The Oufkirs were able to tunnel out of the prison using only a spoon, the handle of a knife, and the top of a sardine tin -- then flee to a major city despite hot pursuit. 

It is here that the Blessed Mother -- known to Christians and Muslims alike, indeed famous for her appearance at Fatima, an Arabic name that means to "abstain" and some say "destiny" -- comes in. While the Oufkirs were building the tunnel and concealing it every night, writes Malika, who was raised Muslim, "the guards carried out a painstaking inspection, even in the little room where the tunnel was. They beamed their torches into corners, they looked everywhere, under the beds, on the ceiling, in the cavities. They tapped the floor with their feet listening for a different sound, the faintest echo."

But incredibly, they never came upon the tunnel. The Oufkirs attributed such intervention to the Virgin, for whom they developed a surprising, nearly inexplicable devotion.

It was to save their lives.

"No guard ever set foot on our stone slabs. They walked round them, stopped just in front of them, and that was all. We were convinced the Virgin was protecting us: the first time we opened up the hole, the irregularity of the ground formed the shape of the cross, the length of the stone slabs. We made another cross out of cardboard, which we placed on top of the last layer of stone before sealing it up. We called the passage 'Mary's tunnel.'

"We believed this so fervently that we prayed on our knees when we opened it up every evening and when we closed it every morning," continued Malika. "We had rejected Islam, which had brought us nothing good, and opted for Catholicism instead. Mother, who had spent her childhood in a convent, knew all the prayers by heart and at our insistence taught them to us, although with reluctance [for she remained Muslim]."

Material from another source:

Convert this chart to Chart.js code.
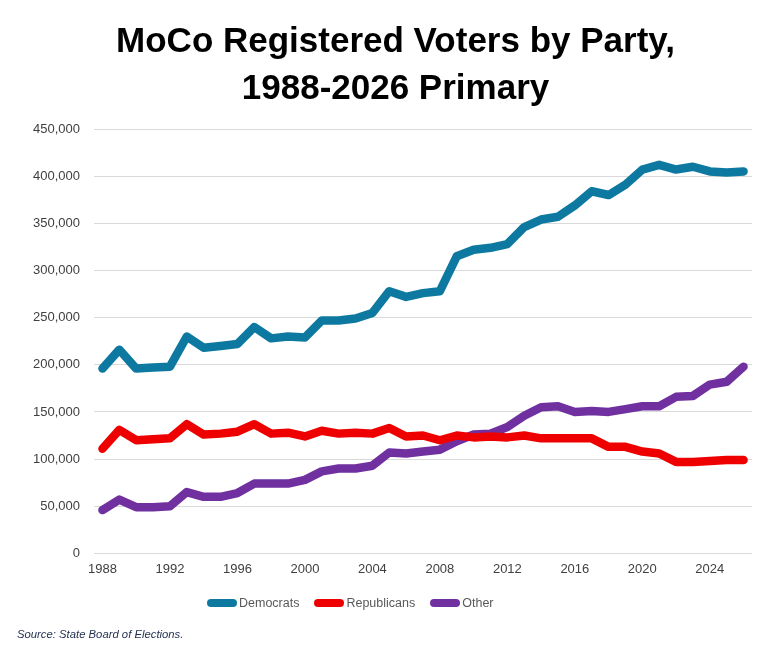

But the children gravitated toward Christianity and so "Marian" became these Muslims that one of the sisters, Mouna-Inan, changed her name to Maria. And during the 1987 escape, heaven intervened outside the prison gates as a pack of vicious, wild dogs threatened. "Their leader came forward baring his fangs, growled and looked poised to attack," recounted Malika in the book. "We froze, like statues, and held our breath, waiting for a miracle. Which, improbable as it seemed, was what occurred. The dog gave an unfathomable whine and slunk away, followed by the rest of the pack."

When they were recaptured, news of it spread around the world, and pressure on King Hassan II prevented their being tossed back into such abominable conditions. Instead, for the next five years, they were detained comfortably under house arrest. The escape was widely described as a "miracle." No one thought a human could get out of Bir-Jdid.

But they did. They did at the behest of Mary. It is documented in an otherwise secular book. A riveting book. An eye-opener. 

At the police station, realizing they would be okay, and that a brother they worried about was alive, Malika almost fainted. 

"Someone went to fetch me an orange juice," she said. "They opened the window and told me to breathe deeply. The police station overlooked a church. I looked out distractedly. That was when I saw her. Mary. The virgin.  

"Nestling in an alcove, she was holding the infant Jesus in her arms and gazing at me with a benevolent expression."